Abstract

Recent diagnostic criteria for Primary Progressive Aphasia (PPA) include neuroimaging as a supportive feature [Gorno-Tempini et al., 2011]. The regional overlap between atrophy (measured by structural MRI) and hypometabolism (measured by FDG-PET) may vary throughout the PPA spectrum. Comparison of territories affected by atrophy and hypometabolism will shed light on the sequence of pathophysiological changes in the disease. We hypothesized that subtle hypometabolism is detectable in the PPA affected language regions which do not yet show cortical atrophy. 30 right-handed PPA patients (10 logopenic, 11 non-fluent agrammatic, 9 semantic) underwent FDG-PET scan within 12 months from structural MRI scan. PET was co-registered to MRI and glucose uptake was quantified by standardized uptake value ratios (SUVR) with pons as reference region. MRI scans were analyzed according to FreeSurfer pipeline.

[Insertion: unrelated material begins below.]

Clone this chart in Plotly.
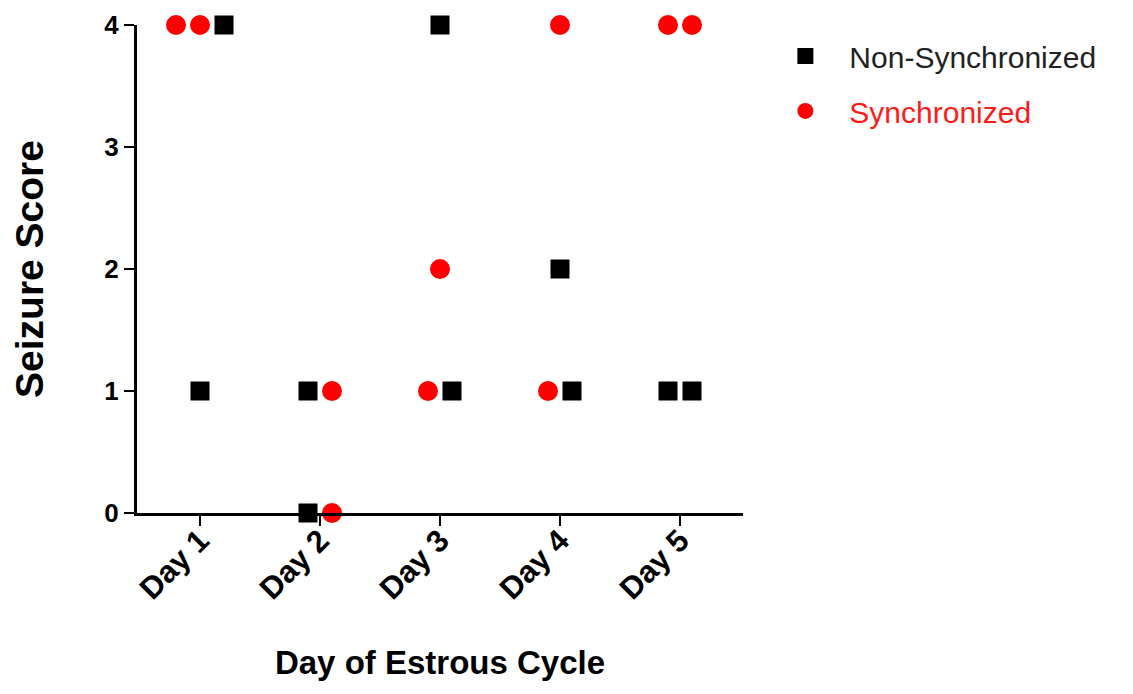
import plotly.graph_objects as go

# ---- data ----
days = ["Day 1", "Day 2", "Day 3", "Day 4", "Day 5"]
non_sync_scores = [[4, 1], [1, 0], [4, 1], [2, 1], [1, 1]]
sync_scores = [[4, 4], [1, 0], [2, 1], [4, 1], [4, 4]]
y_ticks = [0, 1, 2, 3, 4]

# which series comes first (left) when points share a score on the same day
lead_series = ["sync", "non", "sync", "sync", "sync"]

SPREAD = 0.2  # horizontal spacing (category units) between coincident points


def scatter_positions():
    """Spread coincident points (same day & score) side by side."""
    pos = {"non": ([], []), "sync": ([], [])}
    for i, day in enumerate(days):
        series = {"non": non_sync_scores[i], "sync": sync_scores[i]}
        order = [lead_series[i]] + [s for s in ("sync", "non") if s != lead_series[i]]
        groups = {}
        for s in order:
            for v in series[s]:
                groups.setdefault(v, []).append(s)
        for v, members in groups.items():
            n = len(members)
            for k, s in enumerate(members):
                pos[s][0].append(i + 1 + (k - (n - 1) / 2) * SPREAD)
                pos[s][1].append(v)
    return pos


pos = scatter_positions()

FONT = "Arial, 'Liberation Sans', Helvetica, sans-serif"

fig = go.Figure()
fig.add_trace(go.Scatter(
    x=pos["non"][0], y=pos["non"][1], mode="markers",
    name="Non-Synchronized", legendgroup="a",
    marker=dict(symbol="square", size=19, color="#000000"),
    cliponaxis=False,
))
fig.add_trace(go.Scatter(
    x=pos["sync"][0], y=pos["sync"][1], mode="markers",
    name="<span style='color:#ff1a1a'>Synchronized</span>", legendgroup="b",
    marker=dict(symbol="circle", size=20, color="#ff0000"),
    cliponaxis=False,
))

fig.update_layout(
    width=1133, height=694,
    margin=dict(l=129, r=398, t=17, b=189, autoexpand=False),
    paper_bgcolor="white", plot_bgcolor="white",
    font=dict(family=FONT, color="#000000"),
    showlegend=True,
    legend=dict(
        x=1.0303, y=0.99, xanchor="left", yanchor="top",
        font=dict(size=30, color="#222222", family=FONT),
        tracegroupgap=13, traceorder="grouped",
        itemwidth=78, bgcolor="rgba(0,0,0,0)",
    ),
    xaxis=dict(
        range=[0.475, 5.525],
        tickmode="array", tickvals=list(range(1, len(days) + 1)), ticktext=days,
        tickangle=-45,
        tickfont=dict(size=31, family=FONT, weight="bold"),
        ticklabelstandoff=-16,
        showline=True, linewidth=3, linecolor="#000000",
        ticks="outside", ticklen=10, tickwidth=2, tickcolor="#000000",
        showgrid=False, zeroline=False, automargin=False,
        title=dict(text="Day of Estrous Cycle",
                   font=dict(size=33, family=FONT, weight="bold"), standoff=46),
    ),
    yaxis=dict(
        range=[0, 4],
        tickmode="array", tickvals=y_ticks,
        tickfont=dict(size=26, family=FONT, weight="bold"),
        showline=True, linewidth=3, linecolor="#000000",
        ticks="outside", ticklen=10, tickwidth=2, tickcolor="#000000",
        showgrid=False, zeroline=False, automargin=False,
        title=dict(text="Seizure Score",
                   font=dict(size=39, family=FONT, weight="bold"), standoff=61),
    ),
)

fig.write_html("out.html")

SUVR and cortical thickness values were projected to surfaces in fsaverage space. Hypometabolism and atrophy Z-maps were calculated based on a set of 30 age and sex matched controls from Harvard Aging Brain Study [Dagley et al., 2015]. Hypometabolism and cortical atrophy were localized to mainly left hemispheric regions involved in language dysfunction in PPA. In frontal and parietal language areas, regions with cortical atrophy were smaller and contained within regions displaying hypometabolism. Temporal areas were affected by hypometabolism and atrophy to comparable extent. Quantitatively, FDG Z-scores were lower than cortical thickness Z-scores in frontal and parietal language areas on the left and right. In temporal areas cortical thickness Z-scores were lower than FDG Z-scores, only on the left. Control region and other regions did not show significant differences. The pattern of regional differences between FDG and cortical thickness Z-scores in logopenic and non-fluent agrammatic subtypes resembled the pattern of differences in the whole PPA group. Semantic PPA patients had lower cortical thickness Z-scores than FDG Z-scores in temporal areas in both hemispheres. Our data suggest that hypometabolism is present without co-occurring atrophy in parts of the PPA affected language regions, which likely indicate future disease spread. Hypometabolism reflects synaptic and neuronal dysfunction, therefore, may occur earlier than cortical atrophy which represents neuronal death.